Pansies started from seeds have their grow light/ greenhouse life focuses on their green growth and roots. They don’t need to worry about producing flowers. When they are planted outdoors, they transition from their green growth to producing their flowers. The stems on these blooms are delicate, but they can grow much taller.
Cost
Although I end up paying for the electric for grow lights and a greenhouse structure to finish them off, for the number of pansies I’ve planted this year, it is still much cheaper than buying them all at the store. For example, a 6-pack of pansy flowers may cost $3. If I bought 36 plants, that would cost me $18. A single, individually sold pansy may cost $2. If I bought 36 of those plants, it would cost $72. A packet of pansy seeds costs about $3 to $4 from Baker Creek and offers more than 36 seeds. Lake of Thun Pansy seed packet offers 100 seeds. Those pansies would start at $0.03 each, not including the soil medium, electric, etc. It is still less expensive than buying the pansies at the store.
Beauty of Gardening
Most importantly, when flower gardening, it is most beautiful when one can see the whole process of the plant’s life. Planting the seeds to see it germinate, then gain it’s true leaves, needing fertilizer, moving out to the greenhouse, seeing its FIRST blooms, caring and feeding it throughout the season, and seeing it through until it dies.
Where to Buy Pansy Seeds
One mix of pansy seeds were from Burpee’s. These can be bought at garden centers or garden departments in stores.
Baker Creek has countless options to choose for pansy seeds. These are less of a mix of numerous flowers, but of one specific variety. Neat thing about buying seeds from this company, everything is heirloom. You can save the seeds from these flowers to save the next growing season. Baker Creek also offers the best seed catalog along with free shipping.

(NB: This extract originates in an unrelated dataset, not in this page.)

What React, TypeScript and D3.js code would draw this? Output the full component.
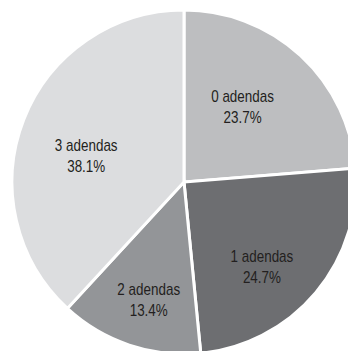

https://www.rareseeds.com/catalogsearch/result/?q=pansy
Johnny’s Select Seeds offers pansy seeds as well. Some for bedding plants, but other varieties have longer stem lengths for the cut flower market. I think it would be so fun to start pansies for cut flowers. However, they could also work for taller pansies in the center of a container or the back of a flower bed. Beware that Johnny’s does not include shipping, unless an order is of over $200.
https://www.johnnyseeds.com/search/?q=pansy&search-button=&lang=en_US
Pansies in Containers En Masse
Pansies do not spread out that much. I spaced my plants about 2-4 inches away from each other in the container. This close planting allows for a massive ensemble of pansy blooms come May and June. For the most part, I kept the pansies to their mixes and varieties, but some were intermixed, which cause a unique look and aesthetic.
This was my favorite to grow pansies. Start them from seed and then transplant them into a beautiful container for their flowering season of life. Before any of the other bedding flowers could be moved to the outdoors, these flowers were handling low temperatures in the 20’s and creating a wave of beautiful blooms that LAST before any other flowers. Yes, the daffodils, hyacinths, and tulips were blooming, but those blooms were seasonal to a week, not two months of blooms.
Pansies in Containers as Low Bedding Flower
Pansies are shorter plants, so they work well as the exterior plant in a container arrangement. For the center, tulips work well for May, but since pansies can last throughout June as well, ranunculus work great as the center of the container. Ranunculus grows long stems, long enough for cut flowers. The pansies would just complement the ranunculus.
Tulips could be transplanted into an arrangement, but others may start the tulips in the container in the fall. I’ve tried this without success. And although I do love tulips, I love them the best in raised garden beds for cutting and flower beds to rebloom every year.
Ranunculus though are transplanted from a two-week head-start indoors at the same time the pansies are ready to plant in the containers as well. Both can survive cooler temperatures- pansies more than ranunculus. But being in containers, they can be brought inside or covered on the cooler nights the ranunculus may not be able to handle.